Archive for October 1st, 2010
Journal #1: Where have you been and where are you going?
My story, just like everyone else’s, is a complicated one. I am 18, living with both my parents and my younger sister. I was born and raised in a very traditional Chinese family. Schoolwork came first. I had to get the grades in order to have a steady future. I learned to believe in the Holy Trinity: growing up to either be a doctor, lawyer or investment banker, the three most lucrative, sought after jobs in the market. Anything else meant that you had no future or success. To guarantee we did well in school, I had to go to prep school on the weekends in addition to public school. Both gave a ton of homework and I was just in elementary school. After schoolwork, came musical talent. From violin to flute to the piano, Chinese parents expect their children to do well in school and master a musical instrument. My parents decided to choose the piano for me. I started at the age of four and still play to this day. After musical instrument came artistic talent. Throughout elementary school my weeks were filled. School six days a week, then piano on Saturdays and art classes on Sundays. There was no time for rest or fun and games. However once I started middle school, my parents decided to give me a bit more freedom. It was not because they felt bad for me, it was becaues maintaining a reputation was key. My friends from middle school were not all asian anymore. They were mainly caucasian and my parents did not want to be the known as the parents that were overbearing and crazy. They also had my younger sister to take care of. I was finally free to go out and hang out with my friends and do as I please. I wasn’t constantly being watched over anymore. Now that I look back on it, I do not regret the decisions my parents made for me. Because of them, I am the hardworking, driven, and independent person I am today. Even though my parents were strict as I gre older, I have always kept their teachings close to me. When they were not there to push me, I pushed myself to be better. I have become a lot more independent because of them. Also, just like them I believe reputation is key. If a person cannot present him or herself properly, then it is a dealbreaker. This belief makes me always want to striv to be better than what I already am. It also makes me more of a cautious person.

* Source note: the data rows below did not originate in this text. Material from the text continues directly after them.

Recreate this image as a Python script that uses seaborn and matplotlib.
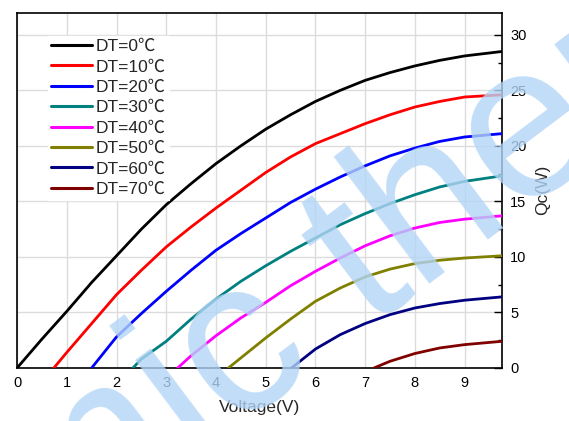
import numpy as np
import pandas as pd
import matplotlib
matplotlib.use("Agg")
import matplotlib.pyplot as plt
from matplotlib.ticker import MultipleLocator
import seaborn as sns

# values, Qc(W) vs Voltage(V)
v_dt0 = [0, 0.5, 1, 1.5, 2, 2.5, 3, 3.5, 4, 4.5, 5, 5.5, 6, 6.5, 7, 7.5, 8, 8.5, 9, 9.75]
q_dt0 = [0, 2.6, 5.1, 7.7, 10.1, 12.5, 14.7, 16.6, 18.4, 20.0, 21.5, 22.8, 24.0, 25.0, 25.9, 26.6, 27.2, 27.7, 28.1, 28.5]

v_dt10 = [0.74, 1, 1.5, 2, 2.5, 3, 3.5, 4, 4.5, 5, 5.5, 6, 6.5, 7, 7.5, 8, 8.5, 9, 9.75]
q_dt10 = [0, 1.4, 4.0, 6.6, 8.8, 10.9, 12.7, 14.4, 16.0, 17.6, 19.0, 20.2, 21.1, 22.0, 22.8, 23.5, 24.0, 24.4, 24.6]

v_dt20 = [1.5, 2, 2.5, 3, 3.5, 4, 4.5, 5, 5.5, 6, 6.5, 7, 7.5, 8, 8.5, 9, 9.75]
q_dt20 = [0, 2.8, 4.9, 6.9, 8.8, 10.6, 12.1, 13.5, 14.9, 16.1, 17.2, 18.2, 19.1, 19.8, 20.4, 20.8, 21.1]

v_dt30 = [2.33, 2.5, 3, 3.5, 4, 4.5, 5, 5.5, 6, 6.5, 7, 7.5, 8, 8.5, 9, 9.75]
q_dt30 = [0, 0.8, 2.4, 4.4, 6.2, 7.8, 9.2, 10.5, 11.7, 12.9, 13.9, 14.8, 15.6, 16.3, 16.8, 17.3]

v_dt40 = [3.23, 3.5, 4, 4.5, 5, 5.5, 6, 6.5, 7, 7.5, 8, 8.5, 9, 9.75]
q_dt40 = [0, 1.1, 2.9, 4.5, 5.9, 7.4, 8.7, 9.9, 11.0, 11.9, 12.6, 13.1, 13.4, 13.7]

v_dt50 = [4.25, 4.5, 5, 5.5, 6, 6.5, 7, 7.5, 8, 8.5, 9, 9.75]
q_dt50 = [0, 0.9, 2.7, 4.4, 6.0, 7.2, 8.2, 8.9, 9.4, 9.7, 9.9, 10.1]

v_dt60 = [5.52, 6, 6.5, 7, 7.5, 8, 8.5, 9, 9.75]
q_dt60 = [0, 1.7, 3.0, 4.0, 4.8, 5.4, 5.8, 6.1, 6.4]

v_dt70 = [7.18, 7.5, 8, 8.5, 9, 9.75]
q_dt70 = [0, 0.6, 1.3, 1.8, 2.1, 2.4]

labels = ["DT=0℃", "DT=10℃", "DT=20℃", "DT=30℃", "DT=40℃", "DT=50℃", "DT=60℃", "DT=70℃"]
colors = ["#000000", "#ff0000", "#0000ff", "#008080", "#ff00ff", "#808000", "#000080", "#800000"]

series = [(v_dt0, q_dt0), (v_dt10, q_dt10), (v_dt20, q_dt20), (v_dt30, q_dt30),
          (v_dt40, q_dt40), (v_dt50, q_dt50), (v_dt60, q_dt60), (v_dt70, q_dt70)]

frames = []
for lab, (v, q) in zip(labels, series):
    frames.append(pd.DataFrame({"V": v, "Q": q, "DT": lab}))
df = pd.concat(frames, ignore_index=True)

sns.set_style("white")
plt.rcParams["font.family"] = ["Liberation Sans", "Noto Sans CJK SC", "DejaVu Sans"]

fig = plt.figure(figsize=(5.69, 4.21), dpi=100)
ax = fig.add_axes([0.030, 0.126, 0.852, 0.844])

# watermark (faint, partly outside the picture like the reference)
fig.text(0.571, 0.309, "mic ther", fontsize=158, color="#b3d5f7", alpha=0.8,
         rotation=37, ha="center", va="center", zorder=5)

sns.lineplot(data=df, x="V", y="Q", hue="DT", palette=dict(zip(labels, colors)),
             hue_order=labels, estimator=None, sort=False, lw=2, ax=ax, zorder=3)

ax.set_xlim(0, 9.75)
ax.set_ylim(0, 32)
ax.xaxis.set_major_locator(MultipleLocator(1))
ax.xaxis.set_minor_locator(MultipleLocator(0.5))
ax.yaxis.set_major_locator(MultipleLocator(5))
ax.yaxis.set_minor_locator(MultipleLocator(2.5))
ax.yaxis.tick_right()
ax.yaxis.set_label_position("right")
ax.tick_params(axis="both", which="both", direction="in", colors="black", labelsize=10.5)
ax.tick_params(axis="both", which="major", length=6, width=1)
ax.tick_params(axis="both", which="minor", length=3, width=1)
ax.tick_params(axis="x", top=False, pad=6)
ax.tick_params(axis="y", left=False, pad=6)

ax.grid(True, which="major", color="#dcdcdc", lw=1)
ax.set_axisbelow(True)
for s in ax.spines.values():
    s.set_color("black")
    s.set_linewidth(1.2)

ax.set_xlabel("Voltage(V)", fontsize=12.5, labelpad=7)
ax.set_ylabel("Qc(W)", fontsize=12.5, labelpad=6)

leg = ax.legend(loc="upper left", bbox_to_anchor=(0.045, 0.96), fontsize=12.5,
                frameon=True, fancybox=False, framealpha=1, edgecolor="white",
                handlelength=2.36, handletextpad=0.2, labelspacing=0.3, borderpad=0.2)
for line in leg.get_lines():
    line.set_linewidth(2.2)
leg.set_zorder(4)

fig.savefig("out.png", dpi=100)
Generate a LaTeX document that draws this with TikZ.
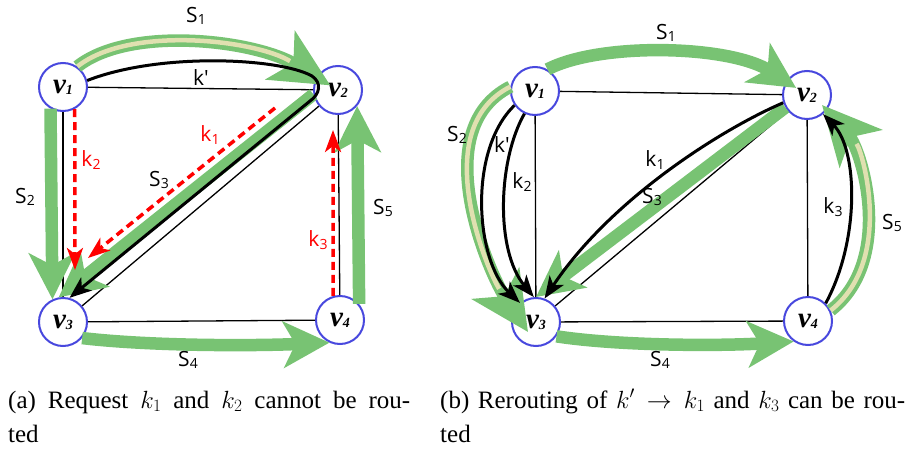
\documentclass[tikz,border=0pt]{standalone}
\usepackage{fontspec}
\setmainfont{Liberation Serif}
\setsansfont{Open Sans}
\usetikzlibrary{arrows.meta}

\definecolor{vblue}{RGB}{72,72,222}
\definecolor{sgreen}{RGB}{120,195,115}
\definecolor{sbeige}{RGB}{224,224,176}

\newcommand{\vfont}{\fontsize{29}{29}\selectfont\bfseries\itshape}
\newcommand{\labfont}{\sffamily\fontsize{21}{21}\selectfont}
\newcommand{\vname}[1]{v\raisebox{-1pt}{\fontsize{14}{14}\selectfont #1}}
\newcommand{\lsub}[1]{\raisebox{-2.5pt}{\fontsize{14}{14}\selectfont #1}}
\newcommand{\kprime}{k\textquotesingle}

\begin{document}
\begin{tikzpicture}[x=1pt,y=-1pt]

    \useasboundingbox (0,0) rectangle (910,450);

    \tikzset{vert/.style={circle, draw=vblue, line width=2pt, fill=white, minimum size=48pt, inner sep=0pt, font=\vfont}}
    \tikzset{edge/.style={line width=1.3pt}}
    \tikzset{flow/.style={draw=sgreen, line width=12.5pt, -{Stealth[length=46pt,width=46pt,inset=12pt]}}}
    \tikzset{bighead/.style={-{Stealth[length=58pt,width=56pt,inset=15pt]}}}
    \tikzset{used/.style={draw=sbeige, line width=4.5pt}}
    \tikzset{req/.style={line width=3pt, -{Stealth[length=22pt,width=17pt,inset=6pt]}}}
    \tikzset{blocked/.style={red, line width=3.5pt, dash pattern=on 8pt off 5pt, -{Stealth[length=22pt,width=16pt,inset=6pt]}}}
    \tikzset{lab/.style={font=\labfont, inner sep=0pt}}
    \tikzset{subcap/.style={font=\fontsize{25}{34}\selectfont, text width=402pt, align=justify, inner sep=0pt, anchor=base west}}

    % (a) nodes + links
    \node[vert] (l1) at (63,87)   {\vname{1}};
    \node[vert] (l2) at (338,90)  {\vname{2}};
    \node[vert] (l3) at (63,322)  {\vname{3}};
    \node[vert] (l4) at (340,320) {\vname{4}};
    \draw[edge] (l1) -- (l2);
    \draw[edge] (l1) -- (l3);
    \draw[edge] (l2) -- (l4);
    \draw[edge] (l3) -- (l4);
    \draw[edge] (l2) -- (l3);

    % (a) sessions
    \draw[flow, bighead, shorten >=9pt] (l1.55) .. controls (130,25) and (255,40) .. (l2.center);
    \draw[used, shorten >=56pt] (l1.55) .. controls (130,25) and (255,40) .. (l2.center);
    \draw[flow] (l1.240) -- (l3.115);
    \draw[flow] (l2.190) -- (l3.100);
    \draw[flow] (l3.-40) .. controls (150,346) and (250,346) .. (l4.245);
    \draw[flow] (l4.40) -- (l2.-40);

    % (a) requests
    \draw[req] (l1.15) .. controls (160,52) and (280,58) .. (312,76) .. controls (322,83) and (320,94) .. (310,101) -- (l3.75);
    \coordinate (k1from) at (275,108);
    \coordinate (k1to) at (88,258);
    \coordinate (k2to) at (75,270);
    \coordinate (k3to) at (333,130);
    \draw[blocked] (k1from) -- (k1to);
    \draw[blocked] (l1.-62) -- (k2to);
    \draw[blocked] (l4.106) -- (k3to);

    \node[lab] (as1) at (196,16)  {S\lsub{1}};
    \node[lab] (as2) at (25,197)  {S\lsub{2}};
    \node[lab] (as3) at (159,180) {S\lsub{3}};
    \node[lab] (as4) at (188,360) {S\lsub{4}};
    \node[lab] (as5) at (383,208) {S\lsub{5}};
    \node[lab] (akp) at (201,78)  {\kprime};
    \node[lab, text=red] (ak1) at (210,135) {k\lsub{1}};
    \node[lab, text=red] (ak2) at (91,160)  {k\lsub{2}};
    \node[lab, text=red] (ak3) at (318,240) {k\lsub{3}};

    % (b) nodes + links
    \node[vert] (r1) at (535,91)  {\vname{1}};
    \node[vert] (r2) at (807,95)  {\vname{2}};
    \node[vert] (r3) at (536,322) {\vname{3}};
    \node[vert] (r4) at (808,321) {\vname{4}};
    \draw[edge] (r1) -- (r2);
    \draw[edge] (r1) -- (r3);
    \draw[edge] (r2) -- (r4);
    \draw[edge] (r3) -- (r4);
    \draw[edge] (r2) -- (r3);

    % (b) sessions
    \draw[flow, shorten >=13pt] (r1.60) .. controls (600,42) and (730,45) .. (r2.center);
    \draw[flow, bighead] (r1.170) .. controls (425,130) and (490,275) .. ([shift={(-8,10)}]r3.center);
    \draw[used, shorten >=52pt] (r1.170) .. controls (425,130) and (490,275) .. ([shift={(-8,10)}]r3.center);
    \draw[flow] (r2.210) -- (r3.90);
    \draw[flow] (r3.-35) .. controls (620,346) and (720,346) .. (r4.235);
    \draw[flow, bighead] (r4.25) .. controls (895,260) and (862,150) .. ([shift={(15,10)}]r2.center);
    \draw[used, shorten >=52pt] (r4.25) .. controls (895,260) and (862,150) .. ([shift={(15,10)}]r2.center);

    % (b) rerouted requests
    \draw[req] (r1.215) .. controls (468,150) and (475,260) .. (r3.130);
    \draw[req] (r1.245) .. controls (498,160) and (495,250) .. (r3.95);
    \draw[req] (r2.198) .. controls (720,130) and (610,200) .. (r3.70);
    \draw[req] (r4.45) .. controls (860,240) and (858,150) .. (r2.-50);

    \node[lab] (bs1) at (666,33)  {S\lsub{1}};
    \node[lab] (bs2) at (457,135) {S\lsub{2}};
    \node[lab] (bs3) at (652,197) {S\lsub{3}};
    \node[lab] (bs4) at (660,360) {S\lsub{4}};
    \node[lab] (bs5) at (892,223) {S\lsub{5}};
    \node[lab] (bkp) at (502,145) {\kprime};
    \node[lab] (bk1) at (655,160) {k\lsub{1}};
    \node[lab] (bk2) at (522,182) {k\lsub{2}};
    \node[lab] (bk3) at (833,207) {k\lsub{3}};

    % captions
    \node[subcap] (capa) at (8,408)   {(a) Request $k_1$ and $k_2$ cannot be rou-\linebreak ted};
    \node[subcap, text width=465pt] (capb) at (440,408) {(b) Rerouting of $k'\rightarrow k_1$ and $k_3$ can be rou-\linebreak ted};

\end{tikzpicture}
\end{document}
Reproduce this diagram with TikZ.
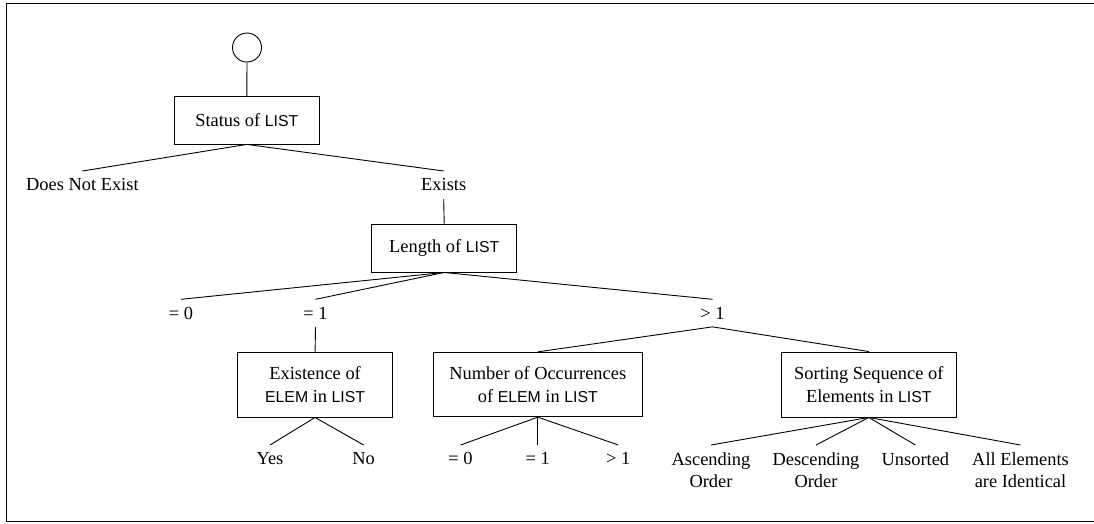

I’m finally in college now. One month in. To be honest, Baruch was not my first choice. When I decided to attend, I had no idea what to expect. I thought it would make me unhappy and I’m not sure why I thought that. I was scared. I remember telling my parents the day before classes that I was terrified for my life. I wanted a learning environment where people were motivated to learn, to question the professor, to be able to feel comfortable sharing their stories and experiences with everyone. Now that I look back on my first month of college, the Baruch Honors program definitely gave me the environment I wanted. Sure, there is no campus or dorms that are nearby, but in return I get to keep enjoying the city that I love. I have found friends that make me break away from my comfort zone and make me be the best person I can possibly be. I do not regret choosing to come here. In my first semester I hope to do well in my classes and just to enjoy learning while having fun. This is all a new experience to me and I will take it day by day because the goods in life do not come easy.